In order to quantify the summer intensive students’ growth, administration of the IES was administered pre- and post- individuals’ intercultural educational opportunity. The IES measures three core dimensions: continuous learning, interpersonal engagement, and hardiness. These three dimensions help holistically determine the strengths and weaknesses of an individual in various aspects of intercultural understanding.

Continuous learning determines the strength of someone’s resolve to determine why someone may act or feel the way they do. The ability to learn continuously is a key indicator of how successful the learner will be living and working with people from other cultures.

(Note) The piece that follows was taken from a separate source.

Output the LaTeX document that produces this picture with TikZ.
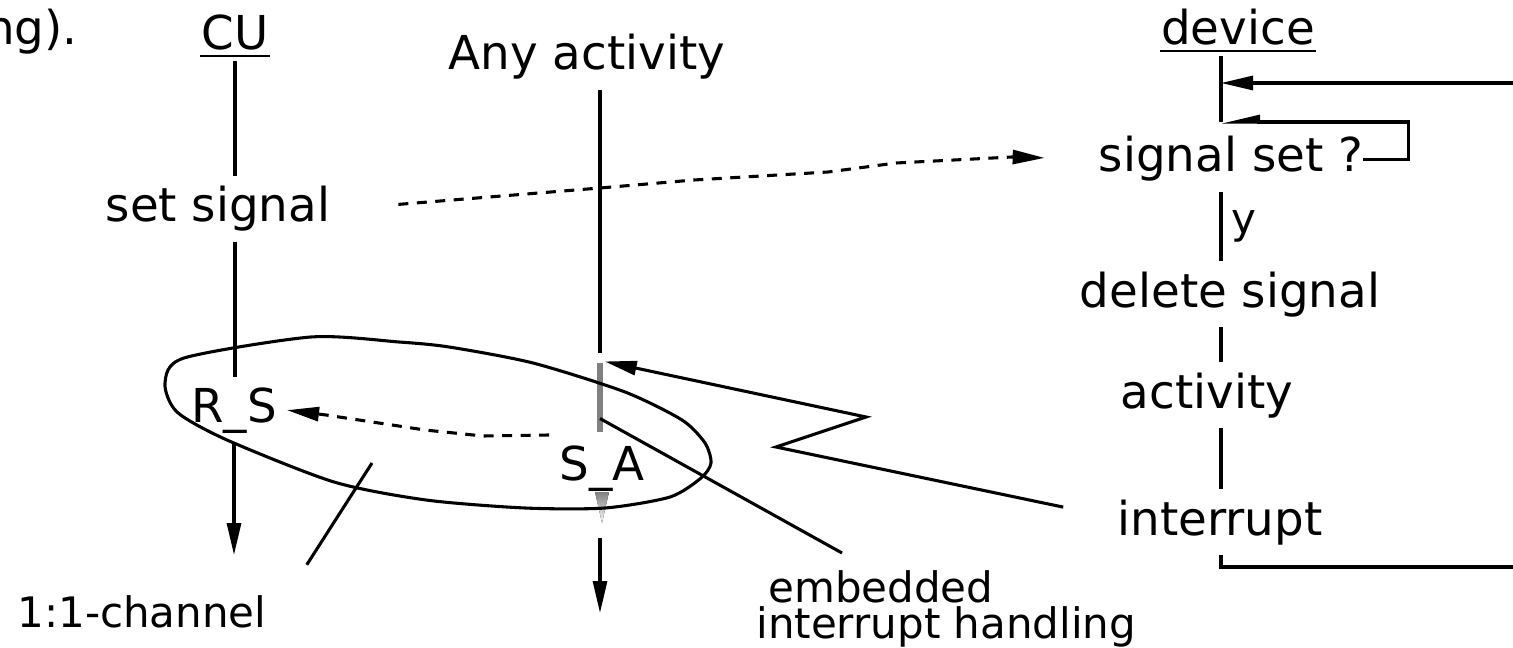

Within continuous learning, the IES measures two specific sub-dimensions: self-awareness and exploration level of the learner.

  • Self-awareness measures an individual’s personal values, strengths, weaknesses, interpersonal style, and behavioral tendencies as well as how these tendencies affect other people.
  • Exploration measures assessment taker’s openness to understanding different ideas, values, norms, situations, and behaviors. It factors in the ability of people to learn from their mistakes and perceptual shifts to ensure success in personal growth.  

Interpersonal engagement assesses the assessment taker’s interest in other cultures and the importance of developing relationships with people from other cultures. Within interpersonal engagement, the sub-dimensions factored in are world orientation and relationship interest.

  • World orientation reflects an assessment taker’s interest in other cultures, such as the degree to which someone seeks out various educational information from around the world, be it news, movies, or formal schooling. World orientation shows the degree to which someone exposes themselves to information about other cultures.
  • Relationship interest measures the extent to which a test taker will initiate and maintain relationships with people from different cultures. It includes the extent to which someone is willing to learn/use another language as well as whether these relationships are productively maintained.

Hardiness within the IES measures someone’s ability to engage in productive, effective thought processes in intercultural situations. Hardiness is divided into two sub-dimensions: open-mindedness and emotional resilience.

  • Open-mindedness measures the ability of test-takers to withhold judgment towards others and the degree to which someone utilizes stereotypes in their thinking.
  • Emotional resilience measures someone’s ability to cope with challenging experiences and level of emotional strength. Emotional resilience also measures one’s ability to recover from psychologically or emotionally draining situations.

The IES utilizes these three main dimensions and six sub-dimensions to give test takers a holistic, quantitative way to measure their intercultural competency. By administering both a pre- and post-test to students participating in any global educational program, many aspects of the individual’s success and growth in the program can be quantitatively measured. This allows program administrators and educators to not only tailor their programs to ensure maximum growth potential but also allows them to monitor each student’s growth in each dimension. 

As seen in the scientific article, some students’ scores in one of the dimensions of the IES decreased during the program, countering the idea that an educational program leads to deeper intercultural understanding. However, qualitative follow-up assessments with any student whose scores on any part of the IES decreased showed that they had specific issues and the score decrease displayed what needed to be addressed to ensure their continued growth and development in their intercultural education journey. Thus, regardless of whether the pre- and post-IES scores increase or decrease, the statistically significant differences showed either quantitative growth or issues that individuals faced/areas that need addressing. 

The information gained by using a quantitative tool such as the IES provided information so that educators could best help individual students, specifically tailor their educational program, and quantitatively assess the strengths and weaknesses of not only their educational offerings but each individual’s growth as well.    

Assessing Intercultural Competence

Providing intercultural learning opportunities is an important tool to facilitate increased understanding of others and oneself and grow in the ability to be flexible and dynamic in the differences present in work and life relationships. Having a tool to quantify intercultural competence, growth, and understanding is an essential way to continue to demonstrate elements of growth as well as highlight areas that individuals may need to devote more understanding and diligence in order to achieve true intercultural understanding for our modern global world. The study in Frontiers determined ways to assess the learning outcomes from intercultural programs. This quantification is an essential step in measuring the success and growth of individuals planning on participating interculturally in global growth and development.